• **Work to do**
In the data below, locate each line with the word "this" and list it.

• **Given information**
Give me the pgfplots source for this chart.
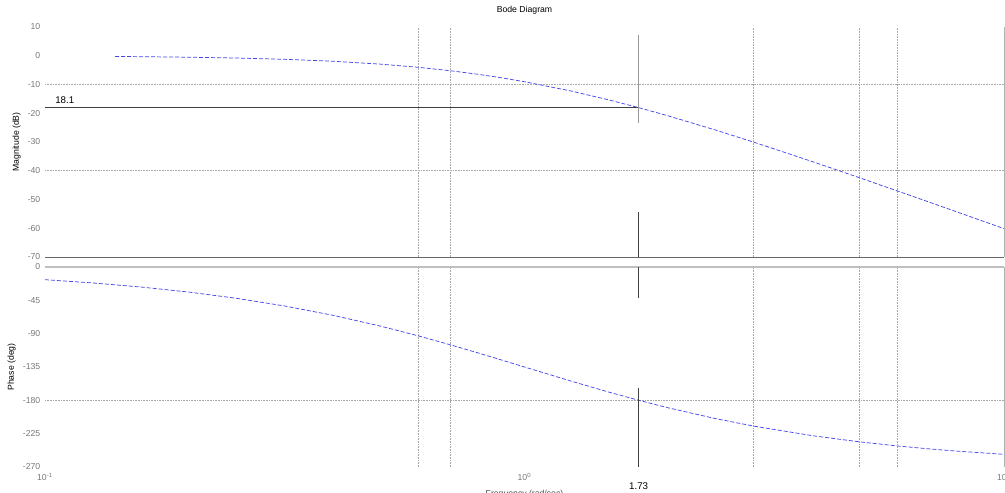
\documentclass[border=0pt]{standalone}
\usepackage{pgfplots}
\pgfplotsset{compat=1.18}
\usepackage{fontspec}
\setmainfont{Liberation Sans}
\definecolor{curve}{RGB}{70,70,235}
\definecolor{ticktext}{RGB}{120,120,120}
\begin{document}
\begin{tikzpicture}
\path[use as bounding box] (-33.75pt,-176.25pt) rectangle (720pt,192.75pt);
\begin{axis}[at={(0pt,0pt)}, anchor=south west, height=172.5pt,
  xmode=log, xmin=0.1, xmax=10,
  width=719.25pt, scale only axis, clip=false,
  axis line style={draw=none},
  major tick length=0pt, minor tick length=0pt, xminorticks=false,
  tick label style={font=\fontsize{6.5}{7.5}\selectfont, text=ticktext},
  /pgf/number format/assume math mode=true,
  xtick={0.1,1,10},
  extra x ticks={0.6,0.7,3,5,6},
  extra x tick labels={},
  extra x tick style={grid=major},
  extra y tick labels={},
  extra y tick style={grid=major},
  major grid style={black!35, dash pattern=on 0.5pt off 0.7pt, line width=0.45pt},
  ymin=-70, ymax=10, ytick={-70,-60,...,10}, extra y ticks={-10,-40},
  xticklabels={},
  title={Bode Diagram},
  title style={at={(axis description cs:0.5,1)}, anchor=center, yshift=6.75pt, font=\fontsize{6.5}{7.5}\selectfont},
  ylabel={Magnitude (dB)},
  ylabel style={font=\fontsize{6.5}{7.5}\selectfont, anchor=center, at={(axis description cs:-0.0295,0.5)}},
]
\draw[black!60, line width=0.6pt] (rel axis cs:0,0) -- (rel axis cs:1,0);
\draw[black!30, line width=0.6pt] (rel axis cs:1,0) -- (rel axis cs:1,1);
\addplot[curve, line width=0.55pt, dash pattern=on 3pt off 1.5pt] coordinates {
  (0.14,-0.25) (0.158,-0.32) (0.2,-0.51) (0.25,-0.79) (0.316,-1.24) (0.4,-1.93)
  (0.5,-2.91) (0.6,-4.01) (0.7,-5.20) (0.8,-6.45) (0.9,-7.73) (1,-9.03)
  (1.25,-12.26) (1.5,-15.36) (1.73,-18.04) (2,-20.97) (2.5,-25.81) (3,-30.00)
  (4,-36.91) (5,-42.45) (6,-47.05) (7,-50.97) (8,-54.39) (10,-60.13)
};
\addplot[black!75, line width=0.6pt] coordinates {(0.1,-18.1) (1.73,-18.1)};
\addplot[black!40, line width=0.8pt] coordinates {(1.73,7.2) (1.73,-23.4)};
\addplot[black!75, line width=0.6pt] coordinates {(1.73,-54.3) (1.73,-70)};
\node[anchor=base west, font=\fontsize{7.3}{8}\selectfont, inner sep=0pt, xshift=7.5pt, yshift=3pt] at (axis cs:0.1,-18.1) {18.1};
\end{axis}
\begin{axis}[at={(0pt,-7.5pt)}, anchor=north west, height=150pt,
  xmode=log, xmin=0.1, xmax=10,
  width=719.25pt, scale only axis, clip=false,
  axis line style={draw=none},
  major tick length=0pt, minor tick length=0pt, xminorticks=false,
  tick label style={font=\fontsize{6.5}{7.5}\selectfont, text=ticktext},
  /pgf/number format/assume math mode=true,
  xtick={0.1,1,10},
  extra x ticks={0.6,0.7,3,5,6},
  extra x tick labels={},
  extra x tick style={grid=major},
  extra y tick labels={},
  extra y tick style={grid=major},
  major grid style={black!35, dash pattern=on 0.5pt off 0.7pt, line width=0.45pt},
  ymin=-270, ymax=0, ytick={-270,-225,...,0}, extra y ticks={-180},
  xticklabels={10\textsuperscript{-1},10\textsuperscript{0},10\textsuperscript{1}},
  xticklabel style={yshift=-1pt},
  ylabel={Phase (deg)},
  ylabel style={font=\fontsize{6.5}{7.5}\selectfont, anchor=center, at={(axis description cs:-0.0349,0.5)}},
]
\draw[black!25, line width=0.8pt] (rel axis cs:0,1) -- (rel axis cs:1,1);
\draw[black!30, line width=0.6pt] (rel axis cs:1,0) -- (rel axis cs:1,1);
\addplot[curve, line width=0.55pt, dash pattern=on 3pt off 1.5pt] coordinates {
  (0.1,-17.13) (0.125,-21.38) (0.158,-26.94) (0.2,-33.93) (0.25,-42.11)
  (0.316,-52.61) (0.4,-65.40) (0.5,-79.70) (0.6,-92.89) (0.7,-104.98)
  (0.8,-115.98) (0.9,-125.96) (1,-135.00) (1.25,-154.02) (1.5,-168.93)
  (1.73,-179.90) (2,-190.30) (2.5,-204.60) (3,-214.70) (4,-227.89)
  (5,-236.07) (6,-241.61) (7,-245.61) (8,-248.62) (10,-252.87)
};
\addplot[black!75, line width=0.6pt] coordinates {(1.73,0) (1.73,-42)};
\addplot[black!75, line width=0.6pt] coordinates {(1.73,-163) (1.73,-270)};
\node[anchor=base, font=\fontsize{7.3}{8}\selectfont, inner sep=0pt, yshift=-16.5pt] at (axis cs:1.73,-270) {1.73};
\node[anchor=north, font=\fontsize{6.5}{7.5}\selectfont, text=black!70, yshift=-14pt] at (axis cs:1,-270) {Frequency (rad/sec)};
\end{axis}
\end{tikzpicture}
\end{document}
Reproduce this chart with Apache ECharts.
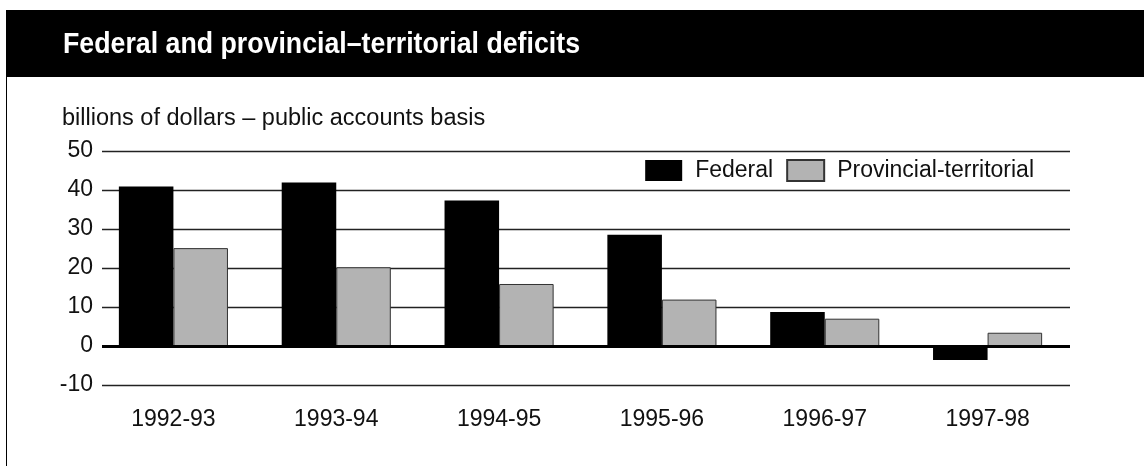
<!DOCTYPE html>
<html><head><meta charset="utf-8">
<script src="https://cdn.jsdelivr.net/npm/echarts@6/dist/echarts.min.js"></script>
<style>html,body{margin:0;padding:0;background:#fff}#c{width:1144px;height:466px}</style>
</head><body><div id="c"></div>
<script>
const categories = ['1992-93','1993-94','1994-95','1995-96','1996-97','1997-98'];
const federal = [40.9, 41.9, 37.3, 28.5, 8.7, -3.6];
const provincial = [25.1, 20.2, 15.9, 11.9, 7.0, 3.4];
const seriesNames = ['Federal', 'Provincial-territorial'];
const titleText = 'Federal and provincial\u2013territorial deficits';
const unitText = 'billions of dollars \u2013 public accounts basis';
const yMin = -10, yMax = 50, yStep = 10;

const font = '"Liberation Sans", Arial, sans-serif';
const titleFont = 'bold 30px "Liberation Sans", Arial, sans-serif';
// condense the title horizontally to the reference's title width
function textWidth(text, f) {
  const ctx = document.createElement('canvas').getContext('2d');
  ctx.font = f;
  return ctx.measureText(text).width;
}
const titleScaleX = 517 / textWidth(titleText, titleFont);

const chart = echarts.init(document.getElementById('c'), null, {renderer:'canvas'});
const yAxisCommon = {type: 'value', min: yMin, max: yMax, interval: yStep};
chart.setOption({
  animation: false,
  graphic: [
    {type:'rect', left:6, top:10, shape:{width:1138, height:67}, style:{fill:'#000'}, z:0},
    {type:'line', shape:{x1:6.5, y1:77, x2:6.5, y2:466}, style:{stroke:'#000', lineWidth:1}},
    {type:'text', x:63, y:45, scaleX: titleScaleX, scaleY: 1,
      style:{text:titleText, fill:'#fff', verticalAlign:'middle', font:titleFont}},
    {type:'text', x:62, y:119, style:{text:unitText, fill:'#111', verticalAlign:'middle', font:'23.5px ' + font}}
  ],
  legend: {
    right: 110, top: 159, padding: 0, icon: 'rect',
    itemWidth: 37, itemHeight: 21, itemGap: 13,
    textStyle: {fontSize: 23, fontFamily: font, color: '#111', padding: [0,0,0,8]},
    data: seriesNames
  },
  grid: [
    {left: 102, right: 74, top: 151, bottom: 81},
    {left: 92, right: 75, top: 151, bottom: 81}
  ],
  xAxis: [
    {type: 'category', gridIndex: 0, show: false, data: categories},
    {type: 'category', gridIndex: 1, data: categories,
     axisLine: {show: false, onZero: false}, axisTick: {show: false},
     axisLabel: {fontSize: 23, fontFamily: font, color: '#111', margin: 23}}
  ],
  yAxis: [
    Object.assign({gridIndex: 0,
      axisLine: {show: false}, axisTick: {show: false},
      axisLabel: {fontSize: 23, fontFamily: font, color: '#111', margin: 9},
      splitLine: {lineStyle: {color: '#222', width: 1.3}}}, yAxisCommon),
    Object.assign({gridIndex: 1, show: false, splitLine: {show: false}}, yAxisCommon)
  ],
  series: [
    {name: seriesNames[0], type: 'bar', xAxisIndex: 1, yAxisIndex: 1, data: federal,
     barGap: '0%', barCategoryGap: '33%', itemStyle: {color: '#000'}},
    {name: seriesNames[1], type: 'bar', xAxisIndex: 1, yAxisIndex: 1, data: provincial,
     itemStyle: {color: '#b3b3b3', borderColor: '#333', borderWidth: 1}},
    {name: 'zero', type: 'line', xAxisIndex: 0, yAxisIndex: 0, data: [], z: 5,
     markLine: {silent: true, symbol: 'none', label: {show: false},
       lineStyle: {color: '#000', width: 3, type: 'solid'}, data: [{yAxis: 0}]}}
  ]
});
</script></body></html>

• **Completed task**
Give me the pgfplots source for this chart.
Reproduce this chart with Apache ECharts.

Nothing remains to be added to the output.